In a publication from a Taiwanese newspaper, AMD is set to unveil some details about Zen 2’s successor, Zen 3, at CES 2020. AMD’s Lisa Su will formally address the matter, primarily focusing on Ryzen 4000, 4th Generation Ryzen Threadripper, and EPYC Rome’s successor, Milan.
AMD Zen 3 – ‘A Completely New Architecture’
Back in mid-November, we reported Zen 3 will be a complete redesign of the Zen architecture rather than the evolutionary improvements seen between Zen 1, the process shrink of Zen+, and the eventual 7nm shift and architectural update of Zen 2. AMD’s Forest Norrod claims, in terms of IPC, Zen 3 will offer performance gains ‘in line with what you would expect from a new architecture.’
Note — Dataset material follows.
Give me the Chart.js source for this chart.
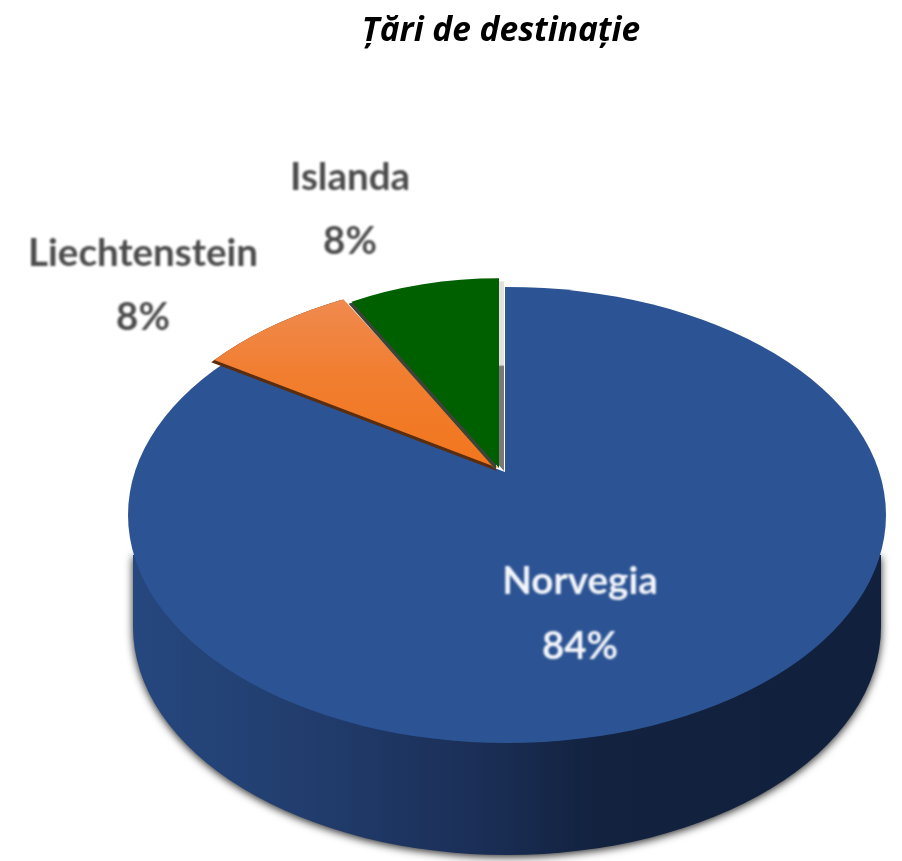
<!DOCTYPE html>
<html><head><meta charset="utf-8">
<style>html,body{margin:0;padding:0;background:#fff}canvas{display:block}</style>
<script src="https://cdn.jsdelivr.net/npm/chart.js@4"></script>
</head><body><canvas id="c" width="902" height="861"></canvas>
<script>
const chartTitle = "Țări de destinație";
const categories = ["Norvegia", "Liechtenstein", "Islanda"];
const shares = [84, 8, 8];
const sliceColors = ["#2c5494", "#f27a24", "#006000"];
const labelColors = ["#f4f6fa", "#4c4c4c", "#4c4c4c"];

// view of the tilted pie (layout only)
const BASE_R = 600;
const top3d = {cx:507, cy:515, rx:379, ry:228};
const bottom3d = {cx:507, cy:627, rx:374, ry:228};
const wedgeView = [
  {cx:505, cy:472, r:600, tilt:0.6},
  {cx:498, cy:468, r:400, tilt:0.6},
  {cx:499, cy:468, r:306, tilt:0.62}
];
const labelPos = [[580,582,647],[143,254,318],[350,178,242]];

function place(ctx, el, v, dx, dy){
  const s = v.r / BASE_R;
  ctx.translate(v.cx + (dx||0), v.cy + (dy||0));
  ctx.scale(s, s * v.tilt);
  ctx.translate(-el.x, -el.y);
}
function drawCopy(ctx, el, v, fill, dx, dy){
  const o = el.options, keep = o.backgroundColor;
  ctx.save();
  place(ctx, el, v, dx, dy);
  if (fill) o.backgroundColor = fill;
  el.draw(ctx);
  o.backgroundColor = keep;
  ctx.restore();
}
function clipTop(ctx, lift){
  ctx.beginPath();
  ctx.ellipse(top3d.cx,top3d.cy-lift,top3d.rx,top3d.ry,0,0,Math.PI*2);
  ctx.clip();
}
const pie3d = {
  id:'pie3d',
  beforeDatasetsDraw(chart){
    const ctx = chart.ctx, arcs = chart.getDatasetMeta(0).data;
    // side wall
    ctx.save();
    const g = ctx.createLinearGradient(130,0,885,0);
    g.addColorStop(0,'#26487f'); g.addColorStop(.25,'#213c6c'); g.addColorStop(.45,'#1b2f58');
    g.addColorStop(.62,'#12223f'); g.addColorStop(1,'#11203c');
    ctx.shadowColor='rgba(40,40,40,1)'; ctx.shadowBlur=9; ctx.shadowOffsetY=2;
    ctx.fillStyle=g;
    ctx.beginPath();
    ctx.moveTo(bottom3d.cx-bottom3d.rx, top3d.cy+40);
    ctx.lineTo(bottom3d.cx-bottom3d.rx, bottom3d.cy);
    ctx.ellipse(bottom3d.cx,bottom3d.cy,bottom3d.rx,bottom3d.ry,0,Math.PI,0,true);
    ctx.lineTo(bottom3d.cx+bottom3d.rx, top3d.cy+40);
    ctx.closePath(); ctx.fill();
    ctx.restore();
    // main slice, clipped to the top ellipse
    ctx.save();
    clipTop(ctx,0);
    drawCopy(ctx, arcs[0], wedgeView[0]);
    ctx.restore();
    // thin rim of the Islanda slice beside the main slice (gradient in element space)
    const isl = arcs[2];
    const rim = ctx.createLinearGradient(0,isl.y-BASE_R,0,isl.y);
    rim.addColorStop(0,'#e6dede'); rim.addColorStop(.44,'#e6dede');
    rim.addColorStop(.45,'#7c7878'); rim.addColorStop(1,'#7c7878');
    drawCopy(ctx, arcs[2], wedgeView[2], rim, 5, 3);
    // orange slice with its dark under-edge, clipped to a slightly raised ellipse
    ctx.save();
    clipTop(ctx,10);
    drawCopy(ctx, arcs[1], wedgeView[1], '#5a2c10', -1, 3);
    const el = arcs[1], go = ctx.createLinearGradient(0, el.y-BASE_R*0.7, 0, el.y);
    go.addColorStop(0,'#f08a4e'); go.addColorStop(.45,'#f17e30'); go.addColorStop(1,'#f2761c');
    drawCopy(ctx, arcs[1], wedgeView[1], go);
    ctx.restore();
    drawCopy(ctx, arcs[2], wedgeView[2], '#3b4438', -3, 2);
    drawCopy(ctx, arcs[2], wedgeView[2]);
    // labels
    ctx.save();
    ctx.filter='blur(0.9px)';
    ctx.textAlign='center'; ctx.textBaseline='middle';
    ctx.font='700 38.5px Lato';
    categories.forEach((name,i)=>{
      ctx.fillStyle=labelColors[i];
      ctx.fillText(name,labelPos[i][0],labelPos[i][1]);
      ctx.fillText(shares[i]+'%',labelPos[i][0],labelPos[i][2]);
    });
    ctx.restore();
    return false;
  }
};
new Chart(document.getElementById('c'),{
  type:'pie',
  data:{labels:categories,datasets:[{data:shares,backgroundColor:sliceColors,borderWidth:0}]},
  options:{
    responsive:false,animation:false,radius:BASE_R,
    layout:{padding:{left:100}},
    plugins:{
      legend:{display:false},tooltip:{enabled:false},
      title:{display:true,text:chartTitle,color:'#000',
        font:{family:'"Open Sans"',size:33.5,weight:'bold',style:'italic'},padding:{top:11,bottom:8}}
    }
  },
  plugins:[pie3d]
});
</script></body></html>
Considering Zen 2 was an evolutionary improvements over the original Zen architecture and brought an IPC increase of 15%, and with Zen 3 slated to be a totally new architecture, a chance does exist that Zen 3’s IPC increase could be a fair number above the 15% mark. A rumor was circling around indicating AMD was considering the option to enable Zen 3 CPUs to utilize the SMT-4 function, but AMD has confirmed this to be false, as well as AMD’s use of the ‘tick-tock’ process model. In an interview with Anandtech, Mark Papermaster made the following statement.
What I will say is that we’re not on a tick-tock model. What we’re doing is looking at each generation of CPU and marrying the best process variant that’s out there with the right set of IPC improvements, memory hierarchy, and all the things that we can put in there. We are committed to staying on the best possible pace of improvements each generation that we can. This is a formula that’s working well for AMD.
Vermeer & Renoir – Mainstream AM4 Desktop
AMD’s upcoming desktop processors are referred to as Vermeer and Renoir internally, with Vermeer being the direct successor to Matisse, AMD’s current lineup of Ryzen desktop CPUs, and Renoir being the replacement to existing Picasso APUs.
As of this moment, there’s not much information available in regards to the ‘Vermeer’ desktop chips, and clock speeds are still a mystery, but there is a piece of information that AMD’s Mark Papermaster gave to Tom’s Hardware when asked if AMD would reach to 32 cores on the mainstream platform.
I don’t see in the mainstream space any imminent barrier, and here’s why: It’s just a catch-up time for software to leverage the multi-core approach, but we’re over that hurdle, now more and more applications can take advantage of multi-core and multi-threading.
In the near term, I don’t see a saturation point for cores. You have to be very thoughtful when you add cores because you don’t want to add it before the application can take advantage of it. As long as you keep that balance, I think we’ll continue to see that trend.